Timex Atelier Chronograph Automatic M1a Ti with black dial and black rubber strap.
Watch Trends

June 6, 2026

Timex's New Atelier Chronographs Feel Like Its Most Credible Upmarket Move in Years

Timex's new Atelier chronographs matter because they stretch the same design language from a $700 quartz model to a $2,100 titanium automatic without making either version feel like a compromise.

Bugra Gulculer
Bugra Gulculer
Written for curious watch people

Timex usually wins by making familiar watch categories approachable, not by asking enthusiasts to follow it too far upmarket. That is why the Atelier chronograph launch on June 4, 2026 feels more important than a normal line extension. Instead of dropping one expensive halo piece and hoping novelty does the rest, Timex introduced two chronographs that share the same visual logic while serving very different buyers: the 42mm Atelier Chronograph Automatic M1a Ti and the 40mm Atelier Chronograph Quartz M1q.

Why this release matters

The real story is not simply that Timex now has a $2,100 Swiss automatic chronograph in titanium. It is that the brand paired that watch with a $700 Swiss quartz version and made both part of the same argument. That is a more serious move than it sounds. Most brands split their affordable and aspirational products so aggressively that the cheaper watch feels like a teaser and the expensive one feels like costume jewelry for enthusiasts. Timex is trying something harder here.

By keeping the Atelier design language intact across both watches, Timex is testing whether proportion, material discipline, and case architecture can carry more weight than logo prestige alone. If that works, the brand does not just sell two new chronographs. It proves it can build a premium ladder without losing its identity at the base.

The automatic finally gives the Atelier line a real statement piece

The stronger headline watch is the Chronograph Automatic M1a Ti. On paper, it reads like a serious attempt to enter a category Timex normally watches from the sidelines: a 42mm titanium case, skeletonized architecture, matte black dial, Swiss automatic chronograph movement, and a price of $2,100 on rubber or $2,250 on bracelet. Those are not nostalgic Timex numbers. They are competitive enthusiast-watch numbers.

What makes the watch convincing is that Timex did not lean on faux-vintage tricks to justify the jump. The case is modern, the palette is restrained, and the watch is more architectural than sentimental. The brand is not pretending to be a reissued classic. It is trying to show that design clarity can support a higher price if the materials and execution keep up.

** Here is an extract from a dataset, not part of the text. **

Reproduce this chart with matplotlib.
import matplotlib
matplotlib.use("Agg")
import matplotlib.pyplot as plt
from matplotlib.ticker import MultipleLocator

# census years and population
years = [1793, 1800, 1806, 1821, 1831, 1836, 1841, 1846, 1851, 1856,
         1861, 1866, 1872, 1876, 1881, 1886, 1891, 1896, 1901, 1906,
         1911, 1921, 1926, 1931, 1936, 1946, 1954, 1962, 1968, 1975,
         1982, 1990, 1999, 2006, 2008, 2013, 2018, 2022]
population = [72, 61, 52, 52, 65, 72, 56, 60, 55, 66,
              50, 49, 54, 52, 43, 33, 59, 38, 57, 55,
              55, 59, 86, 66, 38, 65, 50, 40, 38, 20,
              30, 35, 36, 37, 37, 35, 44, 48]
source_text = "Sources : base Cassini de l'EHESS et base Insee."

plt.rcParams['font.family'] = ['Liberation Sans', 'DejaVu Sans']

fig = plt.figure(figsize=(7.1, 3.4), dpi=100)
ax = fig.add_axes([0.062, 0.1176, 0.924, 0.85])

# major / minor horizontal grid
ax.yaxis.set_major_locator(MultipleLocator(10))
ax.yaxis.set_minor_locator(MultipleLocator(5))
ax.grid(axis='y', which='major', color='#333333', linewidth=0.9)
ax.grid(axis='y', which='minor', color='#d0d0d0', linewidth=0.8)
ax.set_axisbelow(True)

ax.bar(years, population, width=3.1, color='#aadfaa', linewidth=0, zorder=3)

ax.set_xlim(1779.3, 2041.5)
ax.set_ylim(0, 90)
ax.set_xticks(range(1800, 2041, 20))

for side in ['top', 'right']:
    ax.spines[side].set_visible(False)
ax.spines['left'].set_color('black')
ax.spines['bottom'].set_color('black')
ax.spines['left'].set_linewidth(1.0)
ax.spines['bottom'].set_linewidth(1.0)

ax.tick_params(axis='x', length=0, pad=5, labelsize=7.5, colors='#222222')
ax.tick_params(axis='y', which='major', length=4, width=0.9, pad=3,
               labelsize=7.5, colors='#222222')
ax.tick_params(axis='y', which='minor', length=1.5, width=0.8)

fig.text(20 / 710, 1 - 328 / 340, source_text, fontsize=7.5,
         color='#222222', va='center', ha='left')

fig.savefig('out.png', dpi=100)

The quartz version is what makes the whole launch smarter

The more revealing watch may actually be the Chronograph Quartz M1q. At 40mm in stainless steel with 100 meters of water resistance and a guilloche dial, it keeps the Atelier idea within reach at $700 on rubber or $800 on bracelet. That matters because it prevents the launch from becoming a one-off flex.

Too many premium sub-lines collapse because the accessible model feels like the stripped-down apology for the expensive one. The M1q does not read that way. It reads like Timex understood that value is not only about price. It is also about making the cheaper watch feel intentional. If the automatic is the proof of ambition, the quartz is the proof of discipline.

What Timex is really testing

This launch is ultimately about brand stretch. Timex has always had reach, but reach and credibility are not the same thing. The Atelier chronographs suggest the company thinks it can win credibility by giving buyers two entry points into the same design worldview instead of using one product to flatter and another to subsidize.

That is the right bet in 2026. Buyers are more comfortable moving across price bands than brands often assume, but they still want internal logic. They want to see why a watch costs what it costs. The Atelier pair gives a believable answer: different movements, different materials, different finishing priorities, same underlying design discipline.

The Watchlopedia take

The most impressive part of this drop is that it does not feel like Timex cosplaying as a luxury house. It feels like Timex carefully expanding the limits of what its own name can support. The Atelier chronographs work because the brand did not confuse being more expensive with being more interesting.

That is why this is one of the cleaner watch stories of the week. Timex is not asking collectors to forget what the brand is. It is asking whether a brand known for access can also earn aspiration when the product is resolved enough. For once, the answer looks closer to yes than maybe.